Wednesday, March 14, 2012

Final Fantasy: Distant Worlds - Boston


Just got back from Boston where over the weekend I went to see Final Fantasy Distant Worlds. For those of you who don’t know, Distant Worlds is a live symphony orchestra that works in union with Square Enix to tour around the world playing music from the Final Fantasy series. 

The musical scores from Final Fantasy are arguably some of the best pieces ever to be featured in any video game. And seeing the music being played live was definitely an amazing experience. 

Some of the classic FF scores played in Boston were: "Suteki da ne", "Terra's Theme", “Opera: Maria and Draco”, "Aerith's Theme", and “Swing de Chocobo”.

I was even lucky enough that on the night I went to the concert it was attended by Masashi Hamauzu who co-composed the music of Final Fantasy X and was the main composer of Final Fantasy XIII. In the last performance of the night Masashi Hamauzu actually joined in with the choir for “One-Winged Angel” from Final Fantasy: Advent Children. 

Pretty awesome to see. Especially since Hamauzu provided bass vocals in the original eight-person chorus when the song was recorded for Final Fantasy VII.  

Though the music definitely stands on its own, during performances Distant Worlds also displays unique content from Final Fantasy games on a giant screen. The CGI and gameplay clips are edited by Square Enix for the special use of Distant Worlds. 
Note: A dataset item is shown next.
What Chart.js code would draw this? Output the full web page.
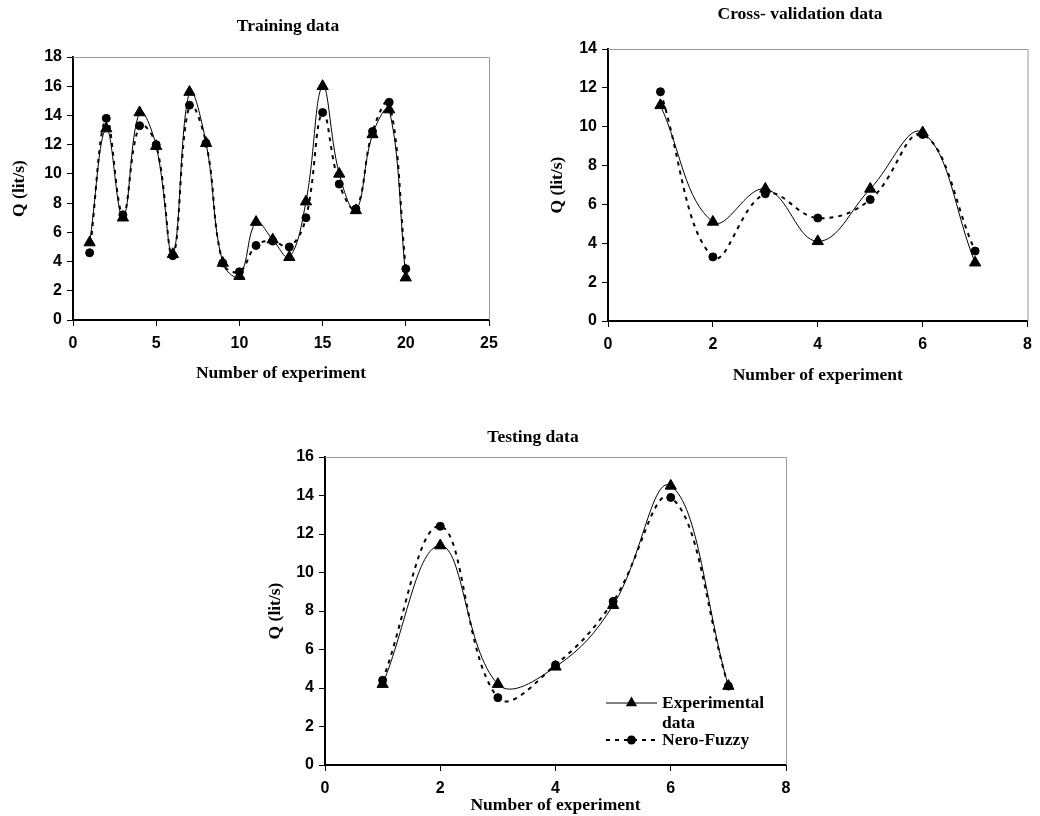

As a result, this gives a kind of “Fantasia” like feel to the performances as the images playing on the screen are synchronized to the music of the orchestra. This also adds a whole other dimension to the concert and makes the experience all the more enjoyable. 

I think there is something inherently special about stunning audio and visual elements being used together in harmony.  And it is here that Distant Worlds achieves something great and truly shines.

If you are a fan of the series, like video game music, or classical music in general I absolutely recommend checking out one of their performances.